Updated 1:13 PM ET, Wed July 11, 2018
In addition to public education, Fed is Best is trying to prevent starvation-related complications through advocacy. These efforts are often met with resistance. In September, del Castillo-Hegyi and her team had a meeting with the World Health Organization to address some concerns about the way the current practices of breastfeeding promotion can inadvertently lead to starvation and dehydration.
“I said, ‘Does the WHO have any plans to inform moms of the risk of insufficient breast milk so she can identify starvation in her baby?’ And the answer was ‘No, our experts had not identified that as a problem.’ I was stunned into silence,” del Castillo-Hegyi said. “They told me that lactation consultants are trained to look for convulsions and lethargy. But [by the time those appear], it can already be too late.”
In 2016, pediatrician Joel L. Bass published a paper in JAMA Pediatrics about the increased risk of sudden unexpected postnatal collapse, a condition in which a healthy-seeming newborn stops breathing and often requires resuscitation, at Baby-Friendly hospitals.
The problem, he explains, is that the requirement for skin-to-skin contact between mother and child after birth and throughout the hospital stay can lead to unsafe conditions for the newborn. Postpartum moms are often exhausted and may not be in a good state to safely hold their children.
He has other concerns: The pressure to room-in can pose risks, as it increases the chance that a tired mom will attempt to feed her baby in bed and accidentally drop or suffocate the child. The ban on pacifiers is ill-conceived, considering that research shows they don’t decrease breastfeeding rates, but they do decrease the risk of sudden infant death syndrome.
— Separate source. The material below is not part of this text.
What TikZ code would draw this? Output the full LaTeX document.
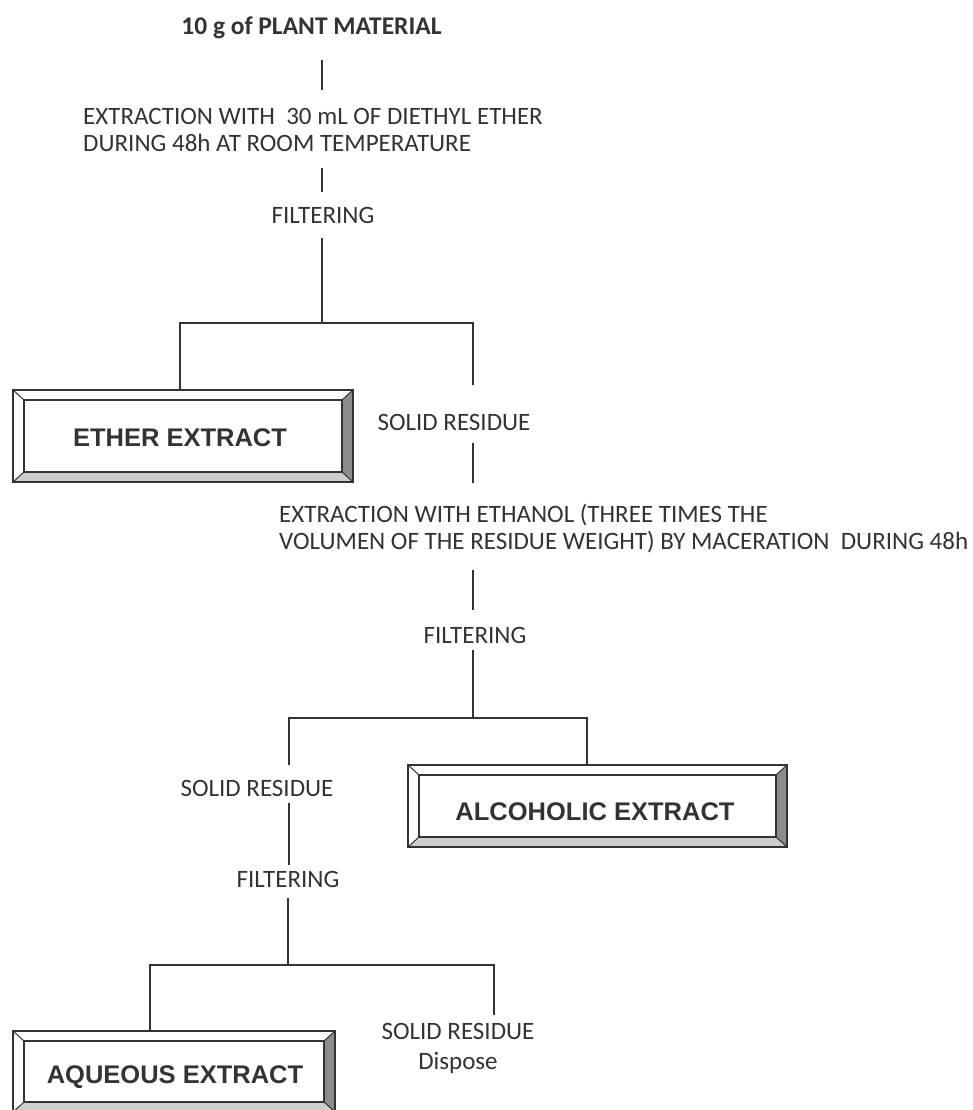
\documentclass[tikz,border=0pt]{standalone}
\usepackage{fontspec}
\setmainfont{Carlito}
\newfontfamily\boxfont{Liberation Sans}
\usetikzlibrary{calc}
\definecolor{ink}{HTML}{333333}
\definecolor{bevdark}{HTML}{8C8C8C}
\definecolor{bevlight}{HTML}{CDCDCD}
\tikzset{
  lbl/.style={font=\fontsize{25}{26.5}\selectfont, text=ink, inner sep=0pt, align=left},
  lblc/.style={font=\fontsize{25}{30}\selectfont, text=ink, inner sep=0pt, align=center},
  ttl/.style={font=\fontsize{25.5}{27}\selectfont\bfseries, text=ink, inner sep=0pt},
  extbox/.style={font=\boxfont\bfseries\fontsize{25.5}{27}\selectfont, text=ink, inner sep=0pt},
  conn/.style={draw=ink, line width=2pt},
}
\newcommand\bevelbox[1]{%
  \coordinate (#1-ia) at ($(#1.north west)+(11,10)$);
  \coordinate (#1-ib) at ($(#1.north east)+(-11,10)$);
  \coordinate (#1-ic) at ($(#1.south east)+(-11,-10)$);
  \coordinate (#1-id) at ($(#1.south west)+(11,-10)$);
  \fill[bevdark] (#1.north east) -- (#1.south east) -- (#1-ic) -- (#1-ib) -- cycle;
  \fill[bevlight] (#1.south east) -- (#1.south west) -- (#1-id) -- (#1-ic) -- cycle;
  \draw[ink, line width=2pt] (#1-ia) rectangle (#1-ic);
  \draw[ink, line width=1pt] (#1.north west) -- (#1-ia) (#1.north east) -- (#1-ib)
     (#1.south east) -- (#1-ic) (#1.south west) -- (#1-id);
  \draw[ink, line width=2.5pt] (#1.north west) rectangle (#1.south east);
}
\begin{document}
\begin{tikzpicture}[x=1pt, y=-1pt]
\useasboundingbox (0,0) rectangle (972,1110);
\clip (0,0) rectangle (972,1110);
\fill[white] (0,0) rectangle (972,1110);

% texts
\node[ttl] (title) at (311.5,28) {10 g of PLANT MATERIAL};
\node[lbl, anchor=west] (ext1) at (83,130) {EXTRACTION WITH~~30 mL OF DIETHYL ETHER\\DURING 48h AT ROOM TEMPERATURE};
\node[lblc] (filt1) at (323,215) {FILTERING};
\node[lblc] (res1) at (454,422) {SOLID RESIDUE};
\node[lbl, anchor=west] (ext2) at (279,528.5) {EXTRACTION WITH ETHANOL (THREE TIMES THE\\VOLUMEN OF THE RESIDUE WEIGHT) BY MACERATION~~DURING 48h};
\node[lblc] (filt2) at (475,635) {FILTERING};
\node[lblc] (res2) at (257,788) {SOLID RESIDUE};
\node[lblc] (filt3) at (288,879) {FILTERING};
\node[lblc] (res3) at (458,1048) {SOLID RESIDUE\\Dispose};

% boxes
\node[extbox, minimum width=340pt, minimum height=92pt] (ether) at (183,436) {};
\bevelbox{ether}
\node[extbox] (ethertxt) at (180,438) {ETHER EXTRACT};
\node[extbox, minimum width=379pt, minimum height=82pt] (alco) at (597.5,806) {};
\bevelbox{alco}
\node[extbox] (alcotxt) at (595,812) {ALCOHOLIC EXTRACT};
\node[extbox, minimum width=322pt, minimum height=81pt] (aque) at (174,1071.5) {};
\bevelbox{aque}
\node[extbox] (aquetxt) at (175,1077) {AQUEOUS EXTRACT};

% connector coordinates
\coordinate (a1) at (322,60);  \coordinate (a2) at (322,90);
\coordinate (a3) at (322,168); \coordinate (a4) at (322,192);
\coordinate (a5) at (322,238); \coordinate (j1) at (322,323);
\coordinate (j1l) at (180,323); \coordinate (j1r) at (473,323);
\coordinate (r1e) at (473,385);
\coordinate (b1) at (473,443); \coordinate (b2) at (473,483);
\coordinate (b3) at (473,570); \coordinate (b4) at (473,610);
\coordinate (b5) at (473,650); \coordinate (j2) at (473,718);
\coordinate (j2l) at (289,718); \coordinate (j2r) at (587,718);
\coordinate (c1) at (289,765);
\coordinate (c2) at (289,803); \coordinate (c3) at (289,865);
\coordinate (c4) at (288,898); \coordinate (j3) at (288,965);
\coordinate (j3l) at (150,965); \coordinate (j3r) at (494,965);
\coordinate (d1) at (494,1015);

\draw[conn] (a1) -- (a2);
\draw[conn] (a3) -- (a4);
\draw[conn] (a5) -- (j1);
\draw[conn] (j1l |- ether.north) -- (j1l) -- (j1r) -- (r1e);
\draw[conn] (b1) -- (b2);
\draw[conn] (b3) -- (b4);
\draw[conn] (b5) -- (j2);
\draw[conn] (c1) -- (j2l) -- (j2r) -- (j2r |- alco.north);
\draw[conn] (c2) -- (c3);
\draw[conn] (c4) -- (j3);
\draw[conn] (j3l |- aque.north) -- (j3l) -- (j3r) -- (d1);
\end{tikzpicture}
\end{document}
Lastly, Bass questions the ban on formula, on account of the fact that there is no evidence that formula use early on leads to decreased breastfeeding rates. In fact, studies have found that early formula use boosts breastfeeding rates in the long run by giving new moms a chance to relax and allow their milk to come in.
“The Baby-Friendly model, while well-intentioned, just didn’t turn out the way they thought it would,” said Bass, who’s optimistic that change is afoot. “These things don’t happen quickly, but I think you can’t escape the increasing data.”